## [EXERCISE PROMPT]
Tally the lines below that contain the word "this", and give only that number.

--- Start EXERCISE DATA ---

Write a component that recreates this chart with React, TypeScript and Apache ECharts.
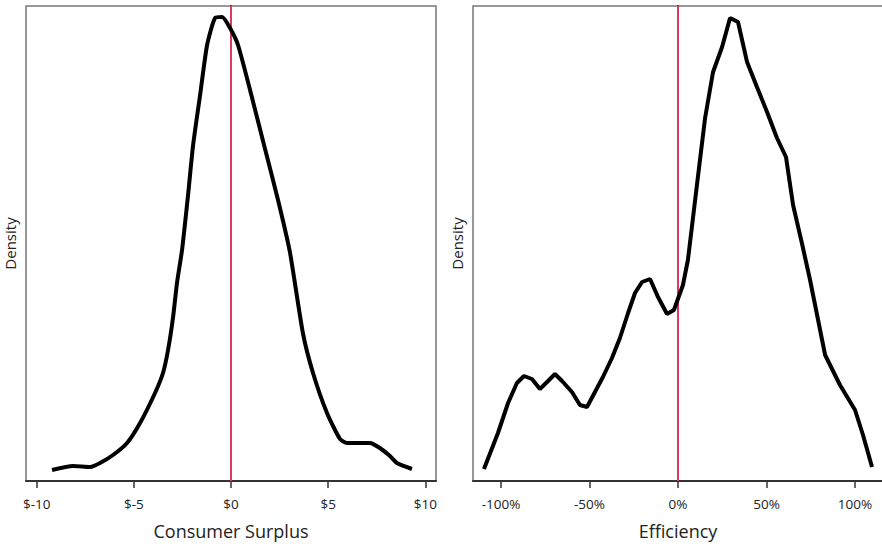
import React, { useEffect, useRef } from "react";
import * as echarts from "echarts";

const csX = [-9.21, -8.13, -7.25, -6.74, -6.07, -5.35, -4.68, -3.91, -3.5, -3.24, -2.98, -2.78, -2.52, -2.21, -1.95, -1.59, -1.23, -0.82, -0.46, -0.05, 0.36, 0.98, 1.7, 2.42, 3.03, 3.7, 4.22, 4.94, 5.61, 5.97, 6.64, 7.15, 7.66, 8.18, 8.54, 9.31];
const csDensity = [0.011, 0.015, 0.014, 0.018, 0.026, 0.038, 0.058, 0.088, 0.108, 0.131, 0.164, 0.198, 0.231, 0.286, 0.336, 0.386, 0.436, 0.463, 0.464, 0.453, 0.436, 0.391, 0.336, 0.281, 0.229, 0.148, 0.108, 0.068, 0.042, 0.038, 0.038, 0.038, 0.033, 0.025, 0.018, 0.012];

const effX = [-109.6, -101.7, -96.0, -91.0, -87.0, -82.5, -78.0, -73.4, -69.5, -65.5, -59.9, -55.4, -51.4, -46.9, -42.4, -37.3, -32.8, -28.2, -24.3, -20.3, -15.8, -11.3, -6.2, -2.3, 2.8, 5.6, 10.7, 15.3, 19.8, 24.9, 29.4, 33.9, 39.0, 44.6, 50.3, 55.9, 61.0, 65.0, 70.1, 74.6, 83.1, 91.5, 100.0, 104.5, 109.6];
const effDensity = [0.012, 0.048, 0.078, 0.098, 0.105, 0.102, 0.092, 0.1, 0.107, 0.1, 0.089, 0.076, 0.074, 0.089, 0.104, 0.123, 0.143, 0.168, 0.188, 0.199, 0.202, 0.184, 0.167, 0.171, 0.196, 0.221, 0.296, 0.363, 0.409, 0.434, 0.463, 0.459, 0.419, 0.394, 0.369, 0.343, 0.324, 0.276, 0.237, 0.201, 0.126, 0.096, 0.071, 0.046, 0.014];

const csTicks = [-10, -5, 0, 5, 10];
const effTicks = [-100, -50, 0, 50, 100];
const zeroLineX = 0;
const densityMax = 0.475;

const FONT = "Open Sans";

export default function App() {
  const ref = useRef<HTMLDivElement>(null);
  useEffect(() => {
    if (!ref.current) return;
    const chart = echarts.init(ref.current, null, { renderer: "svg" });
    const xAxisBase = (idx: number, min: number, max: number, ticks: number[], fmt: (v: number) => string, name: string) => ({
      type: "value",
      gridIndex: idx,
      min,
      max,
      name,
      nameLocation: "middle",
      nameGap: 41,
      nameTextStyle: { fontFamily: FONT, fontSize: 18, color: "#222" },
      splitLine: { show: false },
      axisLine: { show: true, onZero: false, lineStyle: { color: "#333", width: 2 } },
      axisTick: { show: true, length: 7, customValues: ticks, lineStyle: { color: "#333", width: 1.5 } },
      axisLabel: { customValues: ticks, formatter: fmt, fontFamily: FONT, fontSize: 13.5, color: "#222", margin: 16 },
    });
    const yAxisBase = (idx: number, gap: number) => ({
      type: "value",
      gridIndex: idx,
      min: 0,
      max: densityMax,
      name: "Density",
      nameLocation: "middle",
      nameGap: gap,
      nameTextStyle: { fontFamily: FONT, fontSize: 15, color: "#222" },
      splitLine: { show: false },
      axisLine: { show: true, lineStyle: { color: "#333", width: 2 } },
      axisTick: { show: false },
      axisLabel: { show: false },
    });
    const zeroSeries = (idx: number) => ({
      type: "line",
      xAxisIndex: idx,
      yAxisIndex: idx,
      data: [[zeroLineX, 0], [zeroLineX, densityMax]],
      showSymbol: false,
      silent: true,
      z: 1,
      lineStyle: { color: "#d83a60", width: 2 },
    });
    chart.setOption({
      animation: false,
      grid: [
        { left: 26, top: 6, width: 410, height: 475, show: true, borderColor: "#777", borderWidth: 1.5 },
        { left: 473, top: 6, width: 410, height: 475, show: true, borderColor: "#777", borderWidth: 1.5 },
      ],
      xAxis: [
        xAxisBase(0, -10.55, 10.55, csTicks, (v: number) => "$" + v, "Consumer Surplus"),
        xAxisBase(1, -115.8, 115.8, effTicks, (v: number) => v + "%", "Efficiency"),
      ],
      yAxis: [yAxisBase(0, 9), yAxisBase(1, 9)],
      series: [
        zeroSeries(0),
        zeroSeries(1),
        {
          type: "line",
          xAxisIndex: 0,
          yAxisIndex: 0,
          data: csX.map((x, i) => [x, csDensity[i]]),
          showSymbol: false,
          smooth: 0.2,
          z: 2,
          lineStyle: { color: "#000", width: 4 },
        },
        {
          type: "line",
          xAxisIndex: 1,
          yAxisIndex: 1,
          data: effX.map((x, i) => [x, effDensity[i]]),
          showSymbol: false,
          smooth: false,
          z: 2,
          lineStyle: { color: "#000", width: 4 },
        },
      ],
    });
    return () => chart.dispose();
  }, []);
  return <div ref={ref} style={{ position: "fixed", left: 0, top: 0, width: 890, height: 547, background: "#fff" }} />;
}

--- End EXERCISE DATA ---
--- Start EXERCISE DATA ---

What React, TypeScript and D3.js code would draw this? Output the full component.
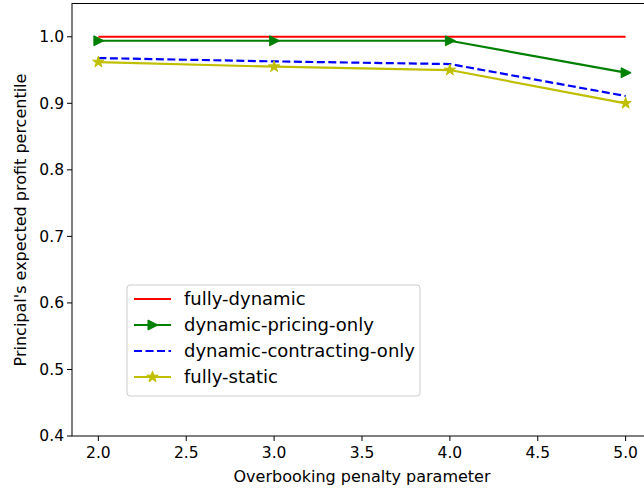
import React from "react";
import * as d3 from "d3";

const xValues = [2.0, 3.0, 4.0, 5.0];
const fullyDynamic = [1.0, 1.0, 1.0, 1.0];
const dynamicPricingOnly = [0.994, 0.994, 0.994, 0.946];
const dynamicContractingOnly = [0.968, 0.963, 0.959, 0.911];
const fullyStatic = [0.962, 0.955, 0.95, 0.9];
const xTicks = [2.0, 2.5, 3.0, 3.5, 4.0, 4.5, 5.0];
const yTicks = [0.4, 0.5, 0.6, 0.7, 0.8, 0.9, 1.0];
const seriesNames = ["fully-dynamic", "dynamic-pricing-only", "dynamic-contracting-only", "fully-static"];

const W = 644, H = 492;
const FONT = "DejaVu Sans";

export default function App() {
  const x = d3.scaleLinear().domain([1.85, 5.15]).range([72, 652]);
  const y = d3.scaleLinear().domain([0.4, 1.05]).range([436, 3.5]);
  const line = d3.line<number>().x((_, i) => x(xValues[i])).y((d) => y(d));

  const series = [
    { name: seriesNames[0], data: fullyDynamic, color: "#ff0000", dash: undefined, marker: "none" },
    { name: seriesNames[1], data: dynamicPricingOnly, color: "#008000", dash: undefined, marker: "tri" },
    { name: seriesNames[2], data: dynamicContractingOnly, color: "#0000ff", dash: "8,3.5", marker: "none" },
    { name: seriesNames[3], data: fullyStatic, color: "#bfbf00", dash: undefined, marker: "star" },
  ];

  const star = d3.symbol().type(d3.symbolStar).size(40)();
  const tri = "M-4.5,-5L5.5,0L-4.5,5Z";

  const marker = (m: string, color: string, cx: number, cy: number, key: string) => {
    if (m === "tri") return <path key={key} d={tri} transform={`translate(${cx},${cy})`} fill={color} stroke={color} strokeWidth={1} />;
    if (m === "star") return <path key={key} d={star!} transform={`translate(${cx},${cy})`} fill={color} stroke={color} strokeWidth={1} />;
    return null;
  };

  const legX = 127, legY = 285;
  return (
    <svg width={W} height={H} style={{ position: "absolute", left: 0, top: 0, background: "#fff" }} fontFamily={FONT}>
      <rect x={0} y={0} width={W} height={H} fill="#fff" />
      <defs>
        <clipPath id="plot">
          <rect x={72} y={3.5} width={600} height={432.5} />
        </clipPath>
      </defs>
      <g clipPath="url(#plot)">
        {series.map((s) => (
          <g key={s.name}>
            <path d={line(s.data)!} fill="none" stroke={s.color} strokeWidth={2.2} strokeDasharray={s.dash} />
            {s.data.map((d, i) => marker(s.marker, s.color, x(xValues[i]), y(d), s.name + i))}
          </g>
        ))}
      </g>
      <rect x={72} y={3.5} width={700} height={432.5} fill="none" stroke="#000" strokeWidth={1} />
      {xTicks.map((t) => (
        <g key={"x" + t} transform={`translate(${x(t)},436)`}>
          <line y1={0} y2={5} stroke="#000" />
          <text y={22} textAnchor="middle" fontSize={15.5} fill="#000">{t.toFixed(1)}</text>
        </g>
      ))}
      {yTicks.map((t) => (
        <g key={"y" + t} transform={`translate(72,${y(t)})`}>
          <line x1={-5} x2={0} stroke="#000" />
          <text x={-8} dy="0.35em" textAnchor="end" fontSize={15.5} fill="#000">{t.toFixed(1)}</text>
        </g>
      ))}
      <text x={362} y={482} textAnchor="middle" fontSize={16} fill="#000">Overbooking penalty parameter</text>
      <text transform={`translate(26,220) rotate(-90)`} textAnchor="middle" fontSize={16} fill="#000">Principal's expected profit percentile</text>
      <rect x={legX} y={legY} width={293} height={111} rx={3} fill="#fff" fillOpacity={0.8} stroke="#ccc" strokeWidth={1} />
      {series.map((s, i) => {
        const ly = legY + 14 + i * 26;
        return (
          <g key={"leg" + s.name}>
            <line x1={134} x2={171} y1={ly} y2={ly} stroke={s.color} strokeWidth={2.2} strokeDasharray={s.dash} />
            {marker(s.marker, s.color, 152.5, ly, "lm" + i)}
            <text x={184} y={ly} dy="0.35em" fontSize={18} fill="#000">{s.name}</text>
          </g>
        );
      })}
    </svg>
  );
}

--- End EXERCISE DATA ---
--- Start EXERCISE DATA ---

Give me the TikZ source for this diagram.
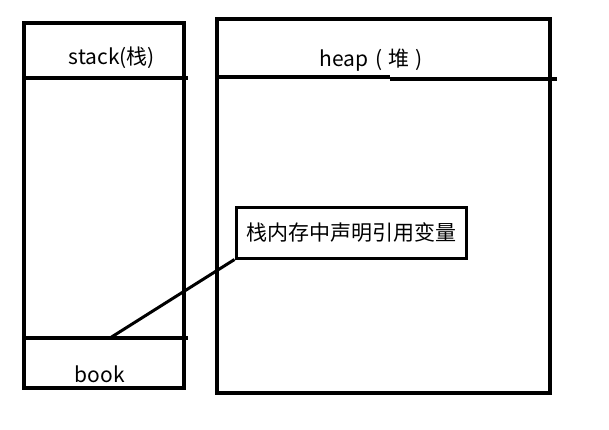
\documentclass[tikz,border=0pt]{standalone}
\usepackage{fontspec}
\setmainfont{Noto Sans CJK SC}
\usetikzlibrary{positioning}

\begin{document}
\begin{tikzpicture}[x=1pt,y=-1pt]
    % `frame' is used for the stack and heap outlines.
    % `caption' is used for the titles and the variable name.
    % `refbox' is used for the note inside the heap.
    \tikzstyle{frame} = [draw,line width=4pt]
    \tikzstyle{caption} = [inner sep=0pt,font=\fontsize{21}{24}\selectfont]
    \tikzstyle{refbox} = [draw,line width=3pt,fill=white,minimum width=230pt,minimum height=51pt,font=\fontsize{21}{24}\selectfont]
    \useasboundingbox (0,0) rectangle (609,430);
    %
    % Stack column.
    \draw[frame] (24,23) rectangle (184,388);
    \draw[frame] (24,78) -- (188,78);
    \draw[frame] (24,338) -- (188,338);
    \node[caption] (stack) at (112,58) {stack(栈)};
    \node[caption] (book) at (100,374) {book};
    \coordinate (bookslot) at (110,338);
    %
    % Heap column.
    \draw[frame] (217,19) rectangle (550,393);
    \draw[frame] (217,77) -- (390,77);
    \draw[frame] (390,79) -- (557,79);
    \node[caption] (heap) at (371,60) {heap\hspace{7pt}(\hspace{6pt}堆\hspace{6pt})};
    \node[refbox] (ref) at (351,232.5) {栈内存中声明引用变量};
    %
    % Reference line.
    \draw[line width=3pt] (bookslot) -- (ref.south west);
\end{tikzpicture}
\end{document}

--- End EXERCISE DATA ---

## [OUTPUT OF THE EXERCISE]
3